We’ve already seen a preview of what this looks like outside Hollywood. When Microsoft acquired Activision Blizzard, regulators raised alarms about how one company could dominate both console and PC gaming ecosystems. Lina Khan, chair of the Federal Trade Commission, warned that such large-scale acquisitions threaten competition, innovation, and consumer choice. Her concerns weren’t limited to gaming; they apply just as much to film and television, where consolidation can choke off smaller players and homogenize the creative landscape.
The parallels are striking. Just as Microsoft’s deal concentrated power in gaming, Paramount’s bid for Warner Bros. Discovery would concentrate power in storytelling itself. And while the current administration may be inclined to let such deals slide, especially when politically connected families and foreign sovereign wealth funds are involved, there is hope that a future administration might revisit and untangle these arrangements. Antitrust enforcement has historically ebbed and flowed with political will, and the stakes here are cultural as much as economic.

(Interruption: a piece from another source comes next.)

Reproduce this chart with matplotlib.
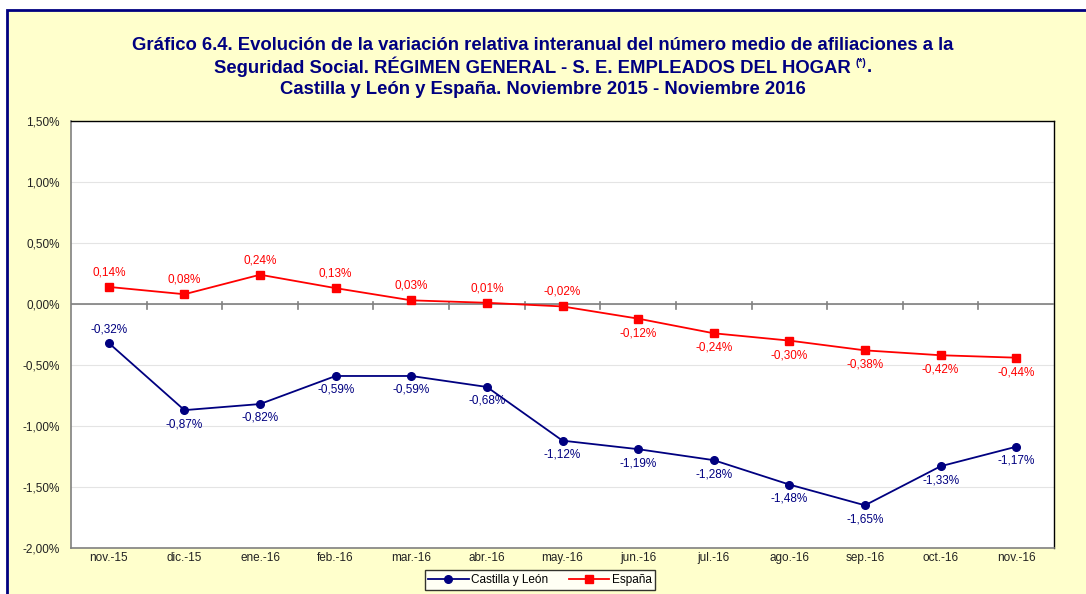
import matplotlib.pyplot as plt
import matplotlib.patches as mpatches
import numpy as np

plt.rcParams['font.family'] = ['Liberation Sans', 'DejaVu Sans']

months = ['nov.-15', 'dic.-15', 'ene.-16', 'feb.-16', 'mar.-16', 'abr.-16', 'may.-16',
          'jun.-16', 'jul.-16', 'ago.-16', 'sep.-16', 'oct.-16', 'nov.-16']
cyl = [-0.32, -0.87, -0.82, -0.59, -0.59, -0.68, -1.12, -1.19, -1.28, -1.48, -1.65, -1.33, -1.17]
esp = [0.14, 0.08, 0.24, 0.13, 0.03, 0.01, -0.02, -0.12, -0.24, -0.30, -0.38, -0.42, -0.44]
yticks = [-2.0, -1.5, -1.0, -0.5, 0.0, 0.5, 1.0, 1.5]

bg = '#FFFFCC'
navy = '#000080'
red = '#FF0000'

W, H = 1086, 594
fig = plt.figure(figsize=(W / 100, H / 100), dpi=100)
fig.patch.set_facecolor('white')
# framed yellow panel, cut at right/bottom like the source
fig.patches.append(mpatches.Rectangle((7 / W, -0.05), 1.2, (H - 10) / H + 0.05,
                                      transform=fig.transFigure, facecolor=bg,
                                      edgecolor=navy, linewidth=2, zorder=-1))

ax = fig.add_axes([71 / W, 46 / H, 983 / W, 427 / H])
ax.set_facecolor('white')

x = np.arange(len(months))
ax.plot(x, cyl, color=navy, lw=1.3, marker='o', ms=5.5, label='Castilla y León', zorder=4)
ax.plot(x, esp, color=red, lw=1.3, marker='s', ms=6, label='España', zorder=4)

def fmt(v):
    return f'{v:.2f}%'.replace('.', ',')

for i, v in enumerate(cyl):
    dy = 10 if i == 0 else -10
    ax.annotate(fmt(v), (i, v), xytext=(0, dy), textcoords='offset points',
                ha='center', va='center', fontsize=8.5, color=navy)
for i, v in enumerate(esp):
    dy = 10.5 if i <= 6 else -10.5
    ax.annotate(fmt(v), (i, v), xytext=(0, dy), textcoords='offset points',
                ha='center', va='center', fontsize=8.5, color=red)

ax.set_xlim(-0.5, len(months) - 0.5)
ax.set_ylim(-2.0, 1.5)
ax.set_yticks(yticks)
ax.set_yticklabels([fmt(v) for v in yticks], fontsize=8.5, color='#222222')
ax.set_xticks(x)
ax.set_xticklabels(months, fontsize=8.5, color='#222222')
ax.tick_params(axis='y', length=0, pad=8)
ax.tick_params(axis='x', length=0, pad=3)
ax.grid(axis='y', color='#E4E4E4', lw=0.8)
ax.set_axisbelow(True)

# zero axis line with category tick marks
ax.axhline(0, color='#808080', lw=1.2, zorder=3)
for b in np.arange(0.5, len(months) - 0.5, 1):
    ax.plot([b, b], [0.015, -0.045], color='#808080', lw=1.2, zorder=3)

for s in ['left', 'bottom']:
    ax.spines[s].set_color('#808080')
    ax.spines[s].set_linewidth(1.2)
for s in ['top', 'right']:
    ax.spines[s].set_color('black')
    ax.spines[s].set_linewidth(1)

tkw = dict(va='center', fontsize=13.3, fontweight='bold', color=navy)
fig.text(0.5, 1 - 46 / H, 'Gráfico 6.4. Evolución de la variación relativa interanual '
         'del número medio de afiliaciones a la', ha='center', **tkw)
fig.text(0.5, 1 - 90 / H, 'Castilla y León y España. Noviembre 2015 - Noviembre 2016',
         ha='center', **tkw)

# second line: main text + small superscript (*) + final dot, centred as a group
y2 = 1 - 67 / H
p1 = fig.text(0, y2, 'Seguridad Social. RÉGIMEN GENERAL - S. E. EMPLEADOS DEL HOGAR ',
              ha='left', **tkw)
p2 = fig.text(0, 1 - 63 / H, '(*)', ha='left', va='center', fontsize=7.5,
              fontweight='bold', color=navy)
p3 = fig.text(0, y2, '.', ha='left', **tkw)
fig.canvas.draw()
r = fig.canvas.get_renderer()
w1 = p1.get_window_extent(r).width
w2 = p2.get_window_extent(r).width
w3 = p3.get_window_extent(r).width
x0 = (W - (w1 + w2 + w3)) / 2
p1.set_x(x0 / W)
p2.set_x((x0 + w1) / W)
p3.set_x((x0 + w1 + w2) / W)

leg = fig.legend(loc='center', bbox_to_anchor=(540 / W, 1 - 580 / H), ncol=2,
                 fontsize=8.5, frameon=True, fancybox=False, edgecolor='black',
                 borderpad=0.3, handlelength=3.4, columnspacing=1.8, handletextpad=0.2)
leg.get_frame().set_linewidth(1)

fig.savefig('out.png', dpi=100, facecolor=fig.get_facecolor())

If unchecked, this merger could cement a future where the stories we see on screen are dictated not by diverse creative voices but by a handful of conglomerates with political and geopolitical ties. The warning signs are already flashing: fewer films in theaters, fewer jobs behind the scenes, fewer opportunities for writers, and fewer choices for audiences. The question is whether regulators and policymakers will step in before Hollywood becomes just another industry where monopoly power decides what culture looks like.